Exactly! That’s what is so intriguing about it. I look at another show, The Walking Dead, people think it’s just about the zombies, but there is so much character development in it, it’s like, oh this is really good. I forgot that this is about a zombie attack. You forget that there are aliens, because there is so much character stuff going on, and you’re invested in the story of each person’s life.
Looking back on the season, do you have a memory that stands out that you’re excited for the audience to see?
There’s a lot! In an upcoming episode, a couple episodes, but there’s one in the middle where we have a really cool school dance. It’s cool to take in what the school dance will be like in the future. A lot of cool stuff happens with that. I’m honestly – Lukas gets to do some extremely awesome things in the finale and the episode before the finale. I’m excited for that. Fingers crossed that we get that far, but the finale has some pretty cool stuff in store.

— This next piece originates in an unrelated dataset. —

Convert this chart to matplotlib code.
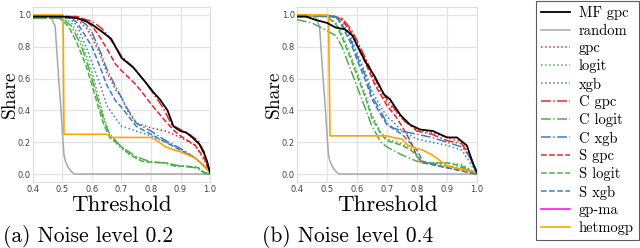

You mention the future – I liked in the pilot that they touched on technological advances in the future, but it’s only set 10 years down the line, so it was “future, future, future” all the time.
Right! I think the writers have a great sense of that. It’s easy to be like “oh we can create a future world, let’s make it out how we want” as opposed to sitting down and really think about 10 years. In 10 years, things might not change that much. I mean phones keep getting smaller and smaller, so they were able to adapt that. Holograms? They’ve already invented forms of holographic connection, so it was just one of those things where it’s like, let’s keep it realistic. Obviously, fashion does its things and comes around full circle, so they just didn’t want to go too far, which I think was really smart on their part.
Do you get to do any green screen / CGI shooting as Lukas?
A lot of the stuff, we didn’t have to do much green screen stuff, and a lot of stuff was added in CGI, so you’d always have to look at a tape mark, or look really high at something that was really low when we were shooting, and added in post-production.
Star-Crossed airs Mondays on The CW at 8/7c.